The Competative Enterprise Institute asks if allowing vigilantes to go after hackers is the anser to Internet crime and in particular file sharing. Their report is well worth reading.


The arguments usually advanced in favor of cyber-vigilantes are essentially the same ones made by traditional vigilantes. Predictably then the arguments against cyber-vigilantes are remarkably similar as is the conclusion that individuals should not take the law into their own hands.


Internet crime is at root a problem caused by people, not technology. If people were perfect there would be no crime at all. Vigilantes are also people and therefore imperfect. Vigilantes only publicise their successes, their mistakes and their consequences are conveniently forgotten. It is easy in the movies, Charles Bronsen never hits an innocent bystander in the Death Wish series, however many police department rules Dirty Harry might break we know that he would never commit a crime himself. lawless law enforcement has real consequences in real life.

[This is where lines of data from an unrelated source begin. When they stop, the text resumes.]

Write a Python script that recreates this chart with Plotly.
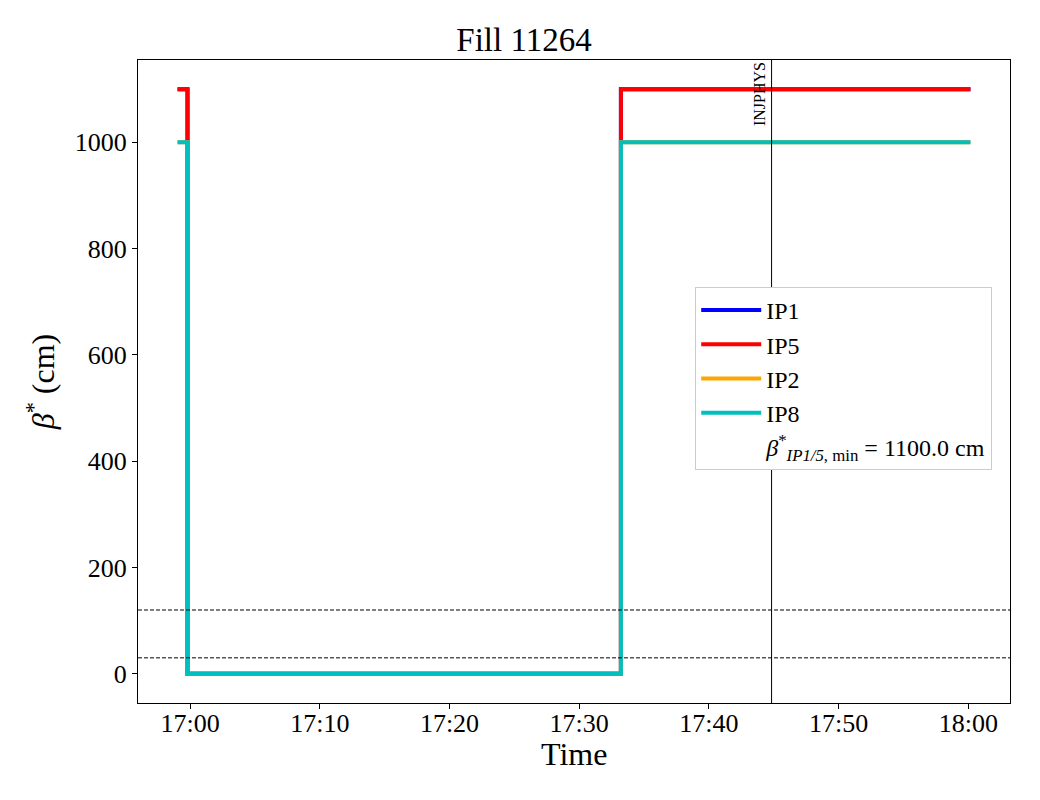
import plotly.graph_objects as go

# beta* step data (cm) vs time
day = "2025-10-12 "
t_ip15 = [day + "16:59:02", day + "16:59:48", day + "17:33:13", day + "18:00:10"]
ip1 = [1100, 0, 1100, 1100]
ip5 = [1100, 0, 1100, 1100]
t_ip28 = [day + "16:59:02", day + "16:59:48", day + "17:33:13", day + "18:00:10"]
ip2 = [1000, 0, 1000, 1000]
ip8 = [1000, 0, 1000, 1000]

mode_time = day + "17:44:50"
mode_name = "INJPHYS"
ref_levels = [30, 120]
beta_min = 1100.0

FONT = "Liberation Serif, Times New Roman, serif"

fig = go.Figure()
for name, t, vals, col in [("IP1", t_ip15, ip1, "#0000ff"),
                           ("IP5", t_ip15, ip5, "#ff0000"),
                           ("IP2", t_ip28, ip2, "#ffa500"),
                           ("IP8", t_ip28, ip8, "#00bfbf")]:
    fig.add_trace(go.Scatter(x=t, y=vals, mode="lines", name=name,
                             line=dict(color=col, width=4, shape="hv")))

# blank legend entry for min beta*
fig.add_trace(go.Scatter(x=[None], y=[None], mode="lines",
                         line=dict(color="rgba(0,0,0,0)", width=4),
                         name=f"<i>β</i><sup>*</sup><sub><i>IP1/5</i>, min</sub> = {beta_min:.1f} cm"))

for lvl in ref_levels:
    fig.add_hline(y=lvl, line=dict(color="black", width=1, dash="4px,2px"))

fig.add_vline(x=mode_time, line=dict(color="black", width=1))
fig.add_annotation(x=mode_time, y=1, xref="x", yref="paper", text=mode_name,
                   textangle=-90, showarrow=False, xanchor="right", yanchor="top",
                   xshift=-2, font=dict(family=FONT, size=16, color="black"))

# x axis title placed by hand
fig.add_annotation(x=0.5, y=-0.08, xref="paper", yref="paper", text="Time",
                   showarrow=False, xanchor="center", yanchor="middle",
                   font=dict(family=FONT, size=32, color="black"))

fig.update_layout(
    width=1032, height=792, autosize=False,
    paper_bgcolor="white", plot_bgcolor="white",
    margin=dict(l=130, r=30, t=52, b=97),
    font=dict(family=FONT, color="black"),
    title=dict(text="Fill 11264", x=0.5, xanchor="center", y=0.96, yanchor="middle",
               font=dict(size=33)),
    legend=dict(x=0.639, y=0.647, xanchor="left", yanchor="top",
                bgcolor="white", bordercolor="#cccccc", borderwidth=1,
                font=dict(size=24), tracegroupgap=4, itemwidth=60),
)
fig.update_xaxes(
    range=[day + "16:55:59", day + "18:03:13"],
    tickformat="%H:%M", dtick=600000, tick0=day + "17:00:00",
    showgrid=False, zeroline=False,
    showline=True, linecolor="black", linewidth=1, mirror=True,
    ticks="outside", ticklen=5, tickcolor="black",
    tickfont=dict(size=26), ticklabelstandoff=-8,
)
fig.update_yaxes(
    range=[-55, 1155], dtick=200, tick0=0,
    showgrid=False, zeroline=False,
    showline=True, linecolor="black", linewidth=1, mirror=True,
    ticks="outside", ticklen=5, tickcolor="black",
    tickfont=dict(size=26),
    title=dict(text="<i>β</i><sup>*</sup> (cm)", font=dict(size=32), standoff=10),
)

fig.write_html("out.html")
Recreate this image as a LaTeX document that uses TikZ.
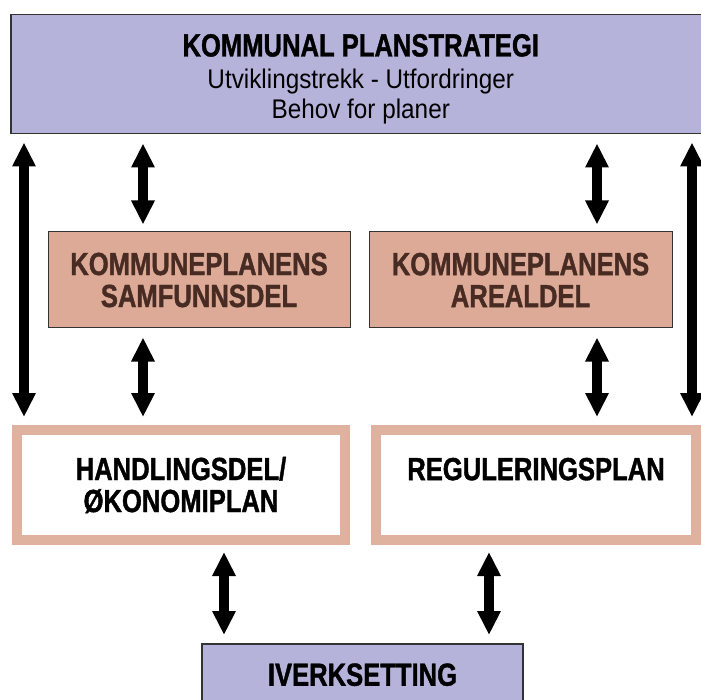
\documentclass[tikz,border=0pt]{standalone}
\usepackage{fontspec}
\setmainfont{Liberation Sans}
\newfontfamily\headfont[FakeStretch=0.8,FakeBold=1.2]{Liberation Sans}
\newfontfamily\subfont[FakeStretch=0.9]{Liberation Sans}
\usetikzlibrary{arrows.meta,positioning,calc}
\definecolor{lavender}{RGB}{182,179,219}
\definecolor{salmon}{RGB}{220,170,150}
\definecolor{salmonline}{RGB}{223,178,160}
\definecolor{darkbrown}{RGB}{72,44,36}
\tikzstyle{headtext} = [font=\headfont\bfseries\fontsize{32}{32}\selectfont]
\tikzset{twoway/.style = {
    line width=9.5pt,
    {Triangle[length=24pt,width=22pt]}-{Triangle[length=24pt,width=22pt]},
  }
}

\begin{document}
\begin{tikzpicture}[x=1pt, y=-1pt]
          \clip (0,0) rectangle (701,700);
          % vertices
          \tikzstyle{phase} = [rectangle, draw=black!80, line width=1.5pt, fill=lavender, align=center]
          \tikzstyle{part} = [rectangle, draw=black!80, line width=1pt, fill=salmon, text=darkbrown, minimum width=302pt, minimum height=96pt, align=center, headtext]
          \tikzstyle{plan} = [rectangle, draw=salmonline, line width=10pt, fill=white, minimum width=320pt, minimum height=110pt, align=center, headtext]

          \node[phase, anchor=north west, minimum width=700pt, minimum height=119pt, font=\subfont\fontsize{27}{30}\selectfont] (strategi) at (10,14)
            {{\headfont\bfseries\fontsize{32}{32}\selectfont\rule{0pt}{32pt}KOMMUNAL PLANSTRATEGI}\\[2pt]Utviklingstrekk - Utfordringer\\Behov for planer};

          \node[part] (samfunn) at (199,280) {KOMMUNEPLANENS\\SAMFUNNSDEL};
          \node[part, minimum width=303pt] (areal) at (520.5,280) {KOMMUNEPLANENS\\AREALDEL};

          \node[plan, minimum width=328pt] (handling) at (181,485) {HANDLINGSDEL/\\ØKONOMIPLAN};
          \node[plan] (regulering) at (536,485) {REGULERINGSPLAN\\\mbox{}};

          \node[phase, anchor=north, minimum width=321pt, text height=42pt, text depth=40pt, inner ysep=0pt, headtext] (iverk) at (362.5,643) {IVERKSETTING};

          % edges
          \coordinate (leftcol) at (24,0);
          \coordinate (rightcol) at (692,0);
          \draw[twoway, shorten <=8pt, shorten >=8pt] (strategi.south -| leftcol) -- (handling.north -| leftcol);
          \draw[twoway, shorten <=8pt, shorten >=8pt] (strategi.south -| rightcol) -- (regulering.north -| rightcol);

          \draw[twoway, shorten <=9pt, shorten >=7pt] ($ (strategi.south -| samfunn.north) + (-56,0) $) -- ($ (samfunn.north) + (-56,0) $);
          \draw[twoway, shorten <=9pt, shorten >=7pt] ($ (strategi.south -| areal.north) + (76.5,0) $) -- ($ (areal.north) + (76.5,0) $);
          \draw[twoway, shorten <=9pt, shorten >=8pt] ($ (samfunn.south) + (-56,0) $) -- ($ (handling.north -| samfunn.south) + (-56,0) $);
          \draw[twoway, shorten <=9pt, shorten >=8pt] ($ (areal.south) + (76.5,0) $) -- ($ (regulering.north -| areal.south) + (76.5,0) $);

          \draw[twoway, shorten <=7pt, shorten >=8pt] ($ (handling.south) + (43,0) $) -- ($ (iverk.north -| handling.south) + (43,0) $);
          \draw[twoway, shorten <=7pt, shorten >=8pt] ($ (regulering.south) + (-47,0) $) -- ($ (iverk.north -| regulering.south) + (-47,0) $);
\end{tikzpicture}
\end{document}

The Internet infrastructure is closely coupled and interdependent. An attack against one target is almost certain to affect many others. If the law allows exceptions for vigilante action it may become impossible to convict the genuine criminal. It is routine for a hacker to claim that they were targeting pedophile rings or terrorists. Sven Jaschan, convicted of authoring the Sasser worm attempted to claim that his objective was to rid victims machines of other malware, a claim that might have been more credible if the code had not carried a malicious payload that shuts down an infected machine at random.


Ultimately the problem with vigilantes is accountability. When people take the law into their own hands and refuse to be held accountable for their mistakes they are to all intents and purposes criminals themselves.